Data Frames are used to store data during execution of an ML pipeline. They are similar to a SQL table in that they have a schema for storing the data types of every column and they have rows for storing the actual values.
Spark, Scikit-learn, and MLeap all have their own version of a data frame. Tensorflow uses a graph of inputs and outputs to execute transformations, which is very easy to inteface with a data frame structure.
Spark's data frames are optimized for distributed computation, making them excellent for processing large datasets. They are very heavy-weight, as they need to handle network failure scenarios, compilation of execution plans, redundancy, and many other requirements in a distributed context. Spark data frames offer a lot of functionality outside of ML pipelines, such as joining large datasets, mapping, reducing, SQL queries, etc.
Scikit-learn data frames are provided by Pandas and NumPy. These are lightweight data structures, and offer quite a bit of the same functionality as Spark data frames, minus the distributed nature of Spark's data frames.
Leap frames are very lightweight data structures and are meant to support very basic operations and ML transformations.
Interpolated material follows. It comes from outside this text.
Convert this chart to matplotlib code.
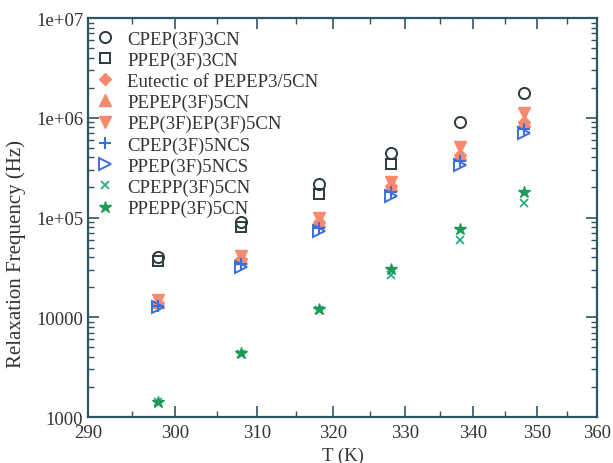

Because of their simplicity, they are highly-optimized for use as a realtime prediction engine or small-batch predictions. Leap frames can be abstracted over Spark data frames, and so they do not lose their ability to act as an efficient batch-mode data store as well.
Here is an example leap frame in JSON, it comes from our AirBnB demo:
{
"schema": {
"fields": [{
"name": "state",
"type": "string"
}, {
"name": "bathrooms",
"type": "double"
}, {
"name": "square_feet",
"type": "double"
}, {
"name": "bedrooms",
"type": "double"
}, {
"name": "review_scores_rating",
"type": "double"
}, {
"name": "room_type",
"type": "string"
}, {
"name": "cancellation_policy",
"type": "string"
}]
},
"rows": [["NY", 2.0, 1250.0, 3.0, 50.0, "Entire home/apt", "strict"]]
}
Tensorflow does not have data frames like Spark, Scikit-learn and MLeap. Instead, Tensorflow relies on input nodes and output nodes, connected by a graph of transfomation operations. This paradigm is actually neatly compatible with data frames, as certain columns can be used to provide data for the input nodes, while output nodes can be placed in new columns of a data frame. Leap frames are specifically designed to be compatible with Tensorflow graphs, Spark data frames, and to a certain extent, Scikit-learn data frames.